Show every line below where "this" can be found.

┌────────

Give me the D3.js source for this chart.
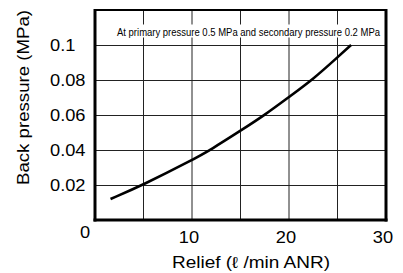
<!DOCTYPE html>
<html><head><meta charset="utf-8">
<script src="https://cdn.jsdelivr.net/npm/d3@7"></script>
<style>body{margin:0;background:#fff}svg{display:block}text{font-family:"Liberation Sans",Arial,sans-serif;fill:#000}</style>
</head><body><svg id="c" width="403" height="273"></svg>
<script>
const reliefX = [1.6, 5, 10, 12, 15, 17.5, 20, 22.5, 25, 26.4];
const backPressureY = [0.012, 0.0202, 0.0342, 0.0404, 0.051, 0.060, 0.0703, 0.0805, 0.0930, 0.100];
const xTicks = [10, 20, 30];
const yTicks = [0.02, 0.04, 0.06, 0.08, 0.1];
const yTickLabels = ["0.02", "0.04", "0.06", "0.08", "0.1"];
const xGrid = [5, 10, 15, 20, 25];
const yGrid = [0.02, 0.04, 0.06, 0.08, 0.1];
const note = "At primary pressure 0.5 MPa and secondary pressure 0.2 MPa";
const xTitle = "Relief (\u2113 /min ANR)";
const yTitle = "Back pressure (MPa)";

const svg = d3.select("#c");
const x = d3.scaleLinear().domain([0, 30]).range([95, 386]);
const y = d3.scaleLinear().domain([0, 0.12]).range([220, 10]);

function stretch(sel, k) {
  sel.each(function(){ const w = this.getComputedTextLength(); d3.select(this).attr("textLength", w * k).attr("lengthAdjust", "spacingAndGlyphs"); });
}

// grid
svg.append("g").selectAll("line").data(xGrid).join("line")
  .attr("x1", d => x(d)).attr("x2", d => x(d)).attr("y1", y(0.12)).attr("y2", y(0))
  .attr("stroke", "#222").attr("stroke-width", 1);
svg.append("g").selectAll("line").data(yGrid).join("line")
  .attr("x1", x(0)).attr("x2", x(30)).attr("y1", d => Math.round(y(d)) + 0.5).attr("y2", d => Math.round(y(d)) + 0.5)
  .attr("stroke", "#222").attr("stroke-width", 1);

// note with white background
svg.append("rect").attr("x", 114).attr("y", 24.5).attr("width", 270).attr("height", 13).attr("fill", "#fff");
svg.append("text").attr("x", 117).attr("y", 35.5).attr("font-size", 11)
  .attr("textLength", 263).attr("lengthAdjust", "spacingAndGlyphs").text(note);

// frame
svg.append("line").attr("x1", x(0)).attr("x2", x(30)).attr("y1", y(0.12)).attr("y2", y(0.12)).attr("stroke", "#000").attr("stroke-width", 2);
svg.append("line").attr("x1", x(30)).attr("x2", x(30)).attr("y1", y(0.12) - 1).attr("y2", y(0) + 1.5).attr("stroke", "#000").attr("stroke-width", 3);
svg.append("line").attr("x1", x(0)).attr("x2", x(0)).attr("y1", y(0.12) - 1).attr("y2", y(0) + 1.5).attr("stroke", "#000").attr("stroke-width", 3);
svg.append("line").attr("x1", x(0) - 1.5).attr("x2", x(30) + 1.5).attr("y1", y(0)).attr("y2", y(0)).attr("stroke", "#000").attr("stroke-width", 3);

// curve
const pts = reliefX.map((v, i) => [v, backPressureY[i]]);
svg.append("path").datum(pts)
  .attr("d", d3.line().x(d => x(d[0])).y(d => y(d[1])).curve(d3.curveBasis))
  .attr("fill", "none").attr("stroke", "#000").attr("stroke-width", 2.6);

// y tick labels
svg.append("g").selectAll("text").data(yTicks).join("text")
  .attr("x", 50).attr("y", d => y(d) + 5.5).attr("font-size", 16)
  .text((d, i) => yTickLabels[i]).call(stretch, 1.14);
// origin 0
svg.append("text").attr("x", 85).attr("y", 237.5).attr("text-anchor", "middle").attr("font-size", 16).text("0").call(stretch, 1.14);
// x tick labels
svg.append("g").selectAll("text").data(xTicks).join("text")
  .attr("x", d => x(d) - 3).attr("y", 243).attr("text-anchor", "middle").attr("font-size", 16)
  .text(d => d).call(stretch, 1.14);

// titles
svg.append("text").attr("x", 251).attr("y", 268).attr("text-anchor", "middle").attr("font-size", 16)
  .text(xTitle).attr("textLength", 158).attr("lengthAdjust", "spacingAndGlyphs");
svg.append("text").attr("transform", "translate(29,97.5) rotate(-90)").attr("text-anchor", "middle").attr("font-size", 16)
  .text(yTitle).attr("textLength", 175).attr("lengthAdjust", "spacingAndGlyphs");
</script></body></html>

└────────

▶ [Response below]:
Give me the D3.js source for this chart.
  sel.each(function(){ const w = this.getComputedTextLength(); d3.select(this).attr("textLength", w * k).attr("lengthAdjust", "spacingAndGlyphs"); });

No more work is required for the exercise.